(DIRECTIONS)
Skip any picture you find and retype all the remaining lines exactly.

(SUPPLIED INFORMATION)
========================================================================

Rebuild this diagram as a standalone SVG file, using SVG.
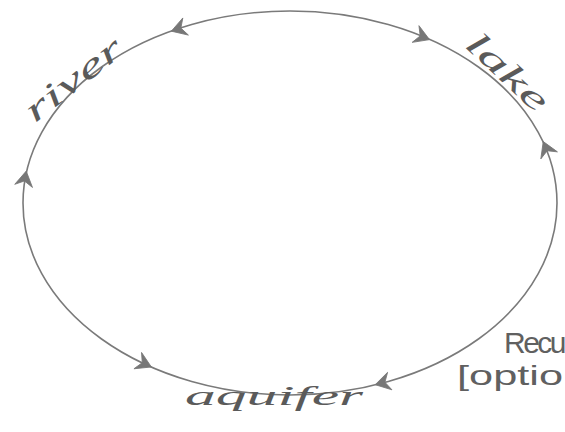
<svg xmlns="http://www.w3.org/2000/svg" width="565" height="432" viewBox="0 0 565 432">
<style>
.line{fill:none;stroke:#7a7a7a;stroke-width:1.6;stroke-linecap:round}
.head{fill:#777;stroke:#777;stroke-width:0.8;stroke-linejoin:round}
.cursive{font-family:"Liberation Serif",serif;font-style:italic;fill:#5a5a5a}
.print{font-family:"Liberation Sans",sans-serif;fill:#606060}
</style>
<defs>
<path id="ah" d="M7,0 L-8,-9 L-3,0 L-8,9 Z"/>
</defs>
<rect width="565" height="432" fill="#ffffff"/>
<g id="connectors">
<ellipse class="line" cx="290" cy="203" rx="267" ry="192"/>
<use href="#ah" class="head" transform="translate(178,29) rotate(162)"/>
<use href="#ah" class="head" transform="translate(25,178) rotate(-80)"/>
<use href="#ah" class="head" transform="translate(423,37) rotate(22)"/>
<use href="#ah" class="head" transform="translate(546,148) rotate(-113)"/>
<use href="#ah" class="head" transform="translate(145,364) rotate(25)"/>
<use href="#ah" class="head" transform="translate(382,383) rotate(166)"/>
</g>
<g id="river">
<text class="cursive" font-size="34" text-anchor="middle" textLength="115" lengthAdjust="spacingAndGlyphs" transform="translate(80,88) rotate(-38)">river</text>
</g>
<g id="lake">
<text class="cursive" font-size="34" text-anchor="middle" textLength="100" lengthAdjust="spacingAndGlyphs" transform="translate(500,80) rotate(43)">lake</text>
</g>
<g id="aquifer">
<text class="cursive" x="185" y="405" font-size="28" textLength="178" lengthAdjust="spacingAndGlyphs">aquifer</text>
</g>
<g id="note">
<text class="print" x="504" y="353" font-size="30" letter-spacing="-2.5">Recu</text>
<text class="print" x="457" y="385" font-size="28" textLength="106" lengthAdjust="spacingAndGlyphs">[optio</text>
</g>
</svg>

========================================================================

(EXERCISE OUTPUT)
Rebuild this diagram as a standalone SVG file, using SVG.
<svg xmlns="http://www.w3.org/2000/svg" width="565" height="432" viewBox="0 0 565 432">
<style>
.line{fill:none;stroke:#7a7a7a;stroke-width:1.6;stroke-linecap:round}
.head{fill:#777;stroke:#777;stroke-width:0.8;stroke-linejoin:round}
.cursive{font-family:"Liberation Serif",serif;font-style:italic;fill:#5a5a5a}
.print{font-family:"Liberation Sans",sans-serif;fill:#606060}
</style>
<defs>
<path id="ah" d="M7,0 L-8,-9 L-3,0 L-8,9 Z"/>
</defs>
<rect width="565" height="432" fill="#ffffff"/>
<g id="connectors">
<ellipse class="line" cx="290" cy="203" rx="267" ry="192"/>
<use href="#ah" class="head" transform="translate(178,29) rotate(162)"/>
<use href="#ah" class="head" transform="translate(25,178) rotate(-80)"/>
<use href="#ah" class="head" transform="translate(423,37) rotate(22)"/>
<use href="#ah" class="head" transform="translate(546,148) rotate(-113)"/>
<use href="#ah" class="head" transform="translate(145,364) rotate(25)"/>
<use href="#ah" class="head" transform="translate(382,383) rotate(166)"/>
</g>
<g id="river">
<text class="cursive" font-size="34" text-anchor="middle" textLength="115" lengthAdjust="spacingAndGlyphs" transform="translate(80,88) rotate(-38)">river</text>
</g>
<g id="lake">
<text class="cursive" font-size="34" text-anchor="middle" textLength="100" lengthAdjust="spacingAndGlyphs" transform="translate(500,80) rotate(43)">lake</text>
</g>
<g id="aquifer">
<text class="cursive" x="185" y="405" font-size="28" textLength="178" lengthAdjust="spacingAndGlyphs">aquifer</text>
</g>
<g id="note">
<text class="print" x="504" y="353" font-size="30" letter-spacing="-2.5">Recu</text>
<text class="print" x="457" y="385" font-size="28" textLength="106" lengthAdjust="spacingAndGlyphs">[optio</text>
</g>
</svg>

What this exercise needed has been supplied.